The Guild Art
Gallery is pleased to present, ‘Through a Glass, Darkly: Reflections
on the Self Portrait’.The catalogue essay will be written by Dr.
Deeptha Achar, Reader, Dept. of English, M.S.U. Baroda. The show
features works by artists Vivan Sundaram, B.V. Suresh,
Vasudevan Akkitham, Alok Bal, Sachidananda K.J, Sathyanand Mohan, Anpu
Varkey, Lokesh Khodke, Ashutosh Bhardwaj, Rakhi Peswani, Puja Vaish,
Piyush Thakkar and Lavanya Mani.
The last decade
has seen sweeping transformations in the social and political
landscape, bringing with it diverse social and psychic upheavals, real
and virtual displacements. Related to this there has been the
explosion and collision of, among others, various ethnic, religious,
sexual, technological identities, bringing into play new
subjectivities. The artist cannot but be implicated in these changes,
which calls for a reappraisal of the centrality that notions of
selfhood have (had) within society and the imagination. In such a
situation the continuing significance and vitality of the genre of the
self-portraiture in contemporary art is not surprising at all.
Today the
self-portrait is the condition of seeing oneself, “through a glass,
darkly”; - a diffuse reflection of the self as an actor in history, a
hazy consciousness of possibilities that have not yet been, but could
eventually be realized.

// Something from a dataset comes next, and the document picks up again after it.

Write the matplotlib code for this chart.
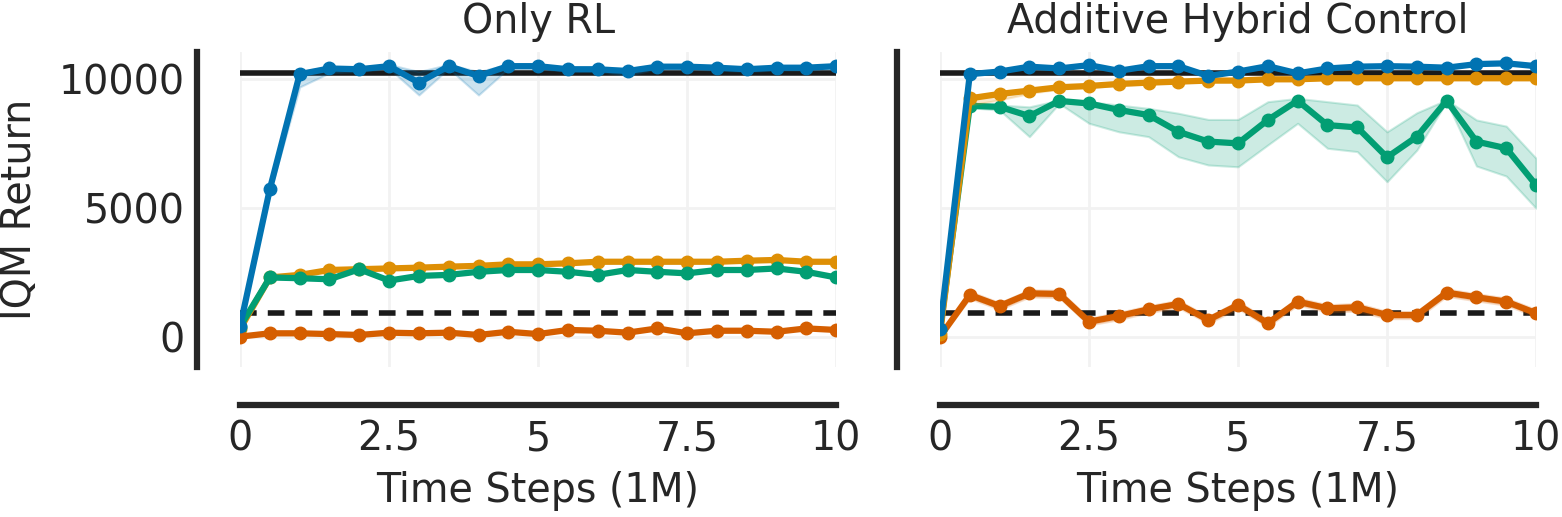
import numpy as np
import matplotlib.pyplot as plt
import seaborn as sns

sns.set_theme(style="whitegrid")
plt.rcParams['font.family'] = ['DejaVu Sans']

# ================================
# Data
# ================================

steps = np.arange(0, 10.01, 0.5)   # 1M time steps

# --- Only RL ---
rl_blue = [400, 5740, 10200, 10420, 10390, 10510, 9870, 10510, 10130, 10510,
           10510, 10390, 10390, 10320, 10490, 10490, 10450, 10390, 10450, 10450, 10510]
rl_blue_lo = [300, 5600, 9700, 10250, 10300, 10420, 9390, 10420, 9390, 10420,
              10420, 10300, 10300, 10150, 10400, 10400, 10360, 10300, 10360, 10360, 10420]
rl_blue_hi = [500, 5900, 10300, 10500, 10470, 10580, 10300, 10580, 10300, 10580,
              10580, 10470, 10470, 10420, 10560, 10560, 10520, 10470, 10520, 10520, 10580]
rl_orange = [300, 2300, 2400, 2590, 2620, 2650, 2680, 2720, 2750, 2810,
             2810, 2850, 2910, 2910, 2910, 2910, 2910, 2950, 2980, 2910, 2910]
rl_green = [390, 2300, 2270, 2230, 2620, 2180, 2360, 2400, 2520, 2590,
            2590, 2520, 2400, 2590, 2520, 2460, 2590, 2590, 2650, 2520, 2300]
rl_red = [0, 130, 130, 100, 65, 155, 130, 155, 65, 190,
          100, 260, 230, 155, 320, 130, 230, 230, 190, 320, 260]

# --- Additive Hybrid Control ---
hy_blue = [300, 10200, 10300, 10490, 10420, 10550, 10330, 10510, 10510, 10130,
           10300, 10510, 10230, 10420, 10490, 10510, 10490, 10450, 10590, 10620, 10510]
hy_orange = [100, 9260, 9430, 9560, 9690, 9740, 9820, 9870, 9910, 9950,
             9950, 10000, 10000, 10040, 10040, 10040, 10040, 10040, 10040, 10040, 10040]
hy_orange_lo = [50, 9000, 9200, 9450, 9620, 9680, 9760, 9820, 9860, 9900,
                9900, 9950, 9950, 9990, 9990, 9990, 9990, 9990, 9990, 9990, 9990]
hy_orange_hi = [150, 9350, 9500, 9620, 9750, 9800, 9870, 9920, 9960, 10000,
                10000, 10050, 10050, 10090, 10090, 10090, 10090, 10090, 10090, 10090, 10090]
hy_green = [260, 8970, 8930, 8570, 9160, 9060, 8810, 8610, 7960, 7580,
            7510, 8420, 9170, 8220, 8130, 6970, 7770, 9170, 7580, 7320, 5890]
hy_green_lo = [200, 8900, 8800, 7770, 9060, 8290, 7960, 7770, 6990, 6670,
               6600, 7450, 8290, 7320, 7190, 6020, 7250, 9130, 6630, 6240, 4990]
hy_green_hi = [320, 9000, 9000, 8930, 9190, 9130, 9000, 8870, 8680, 8440,
               8440, 9130, 9260, 9130, 9000, 7960, 8700, 9200, 8420, 8180, 6930]
hy_red = [0, 1620, 1190, 1680, 1660, 580, 800, 1060, 1270, 650,
          1230, 520, 1360, 1100, 1140, 840, 840, 1710, 1530, 1360, 910]
hy_red_lo = [-50, 1480, 1060, 1540, 1520, 450, 660, 930, 1130, 520,
             1090, 390, 1230, 960, 990, 700, 700, 1570, 1390, 1220, 780]
hy_red_hi = [50, 1760, 1320, 1820, 1800, 720, 940, 1200, 1410, 780,
             1370, 660, 1500, 1240, 1290, 980, 980, 1850, 1670, 1500, 1050]

expert_level = 10230   # solid reference line
baseline_level = 920   # dashed reference line

titles = ["Only RL", "Additive Hybrid Control"]
xticks = [0, 2.5, 5, 7.5, 10]
xticklabels = ["0", "2.5", "5", "7.5", "10"]
yticks = [0, 5000, 10000]

colors = {"blue": "#0173b2", "orange": "#de8f05", "green": "#029e73", "red": "#d55e00"}

# ================================
# Plot
# ================================

FS = 28.5

fig = plt.figure(figsize=(15.62, 5.17), dpi=100)
ax1 = fig.add_axes([0.1537, 0.2901, 0.3816, 0.6093])
ax2 = fig.add_axes([0.6018, 0.2901, 0.3816, 0.6093], sharey=ax1)

panels = [
    (ax1, [("orange", rl_orange, None, None),
           ("green", rl_green, None, None),
           ("red", rl_red, None, None),
           ("blue", rl_blue, rl_blue_lo, rl_blue_hi)]),
    (ax2, [("red", hy_red, hy_red_lo, hy_red_hi),
           ("green", hy_green, hy_green_lo, hy_green_hi),
           ("orange", hy_orange, hy_orange_lo, hy_orange_hi),
           ("blue", hy_blue, None, None)]),
]

for k, (ax, series) in enumerate(panels):
    ax.axhline(expert_level, color="#1a1a1a", lw=4, zorder=2)
    ax.axhline(baseline_level, color="#1a1a1a", lw=4, ls=(0, (3, 2)), zorder=2)
    for z, (name, vals, lo, hi) in enumerate(series):
        c = colors[name]
        if lo is not None:
            ax.fill_between(steps, lo, hi, color=c, alpha=0.2, lw=1.5, zorder=3 + z)
        ax.plot(steps, vals, color=c, lw=4.5, marker="o", ms=9, zorder=3 + z)

    ax.set_xlim(0, 10)
    ax.set_ylim(-1180, 11060)
    ax.set_xticks(xticks)
    ax.set_xticklabels(xticklabels)
    ax.set_yticks(yticks)
    ax.set_title(titles[k], fontsize=FS, pad=14)
    ax.set_xlabel("Time Steps (1M)", fontsize=FS, labelpad=8)
    ax.grid(True, color="#f2f2f2", lw=2)
    ax.tick_params(axis="both", labelsize=FS, length=0, colors="#262626")
    ax.tick_params(axis="x", pad=11)
    ax.tick_params(axis="y", pad=9)

    for s in ["top", "right"]:
        ax.spines[s].set_visible(False)
    ax.spines["left"].set_position(("outward", 31))
    ax.spines["bottom"].set_position(("outward", 27))
    ax.spines["left"].set_linewidth(4.5)
    ax.spines["bottom"].set_linewidth(4.5)
    ax.spines["left"].set_color("#262626")
    ax.spines["bottom"].set_color("#262626")

ax1.set_ylabel("IQM Return", fontsize=FS, labelpad=13)
plt.setp(ax2.get_yticklabels(), visible=False)

plt.savefig("out.png", dpi=100)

Without being prescriptive, the show would
like to look at the self-portrait as a genre that is of particular
significance with regard to our complex relationship to the present
(and in envisioning the future), and as a means of coming to terms
with diverse conceptions of selfhood, authorship, location, identity
and how these bear upon the twin practices of art and life.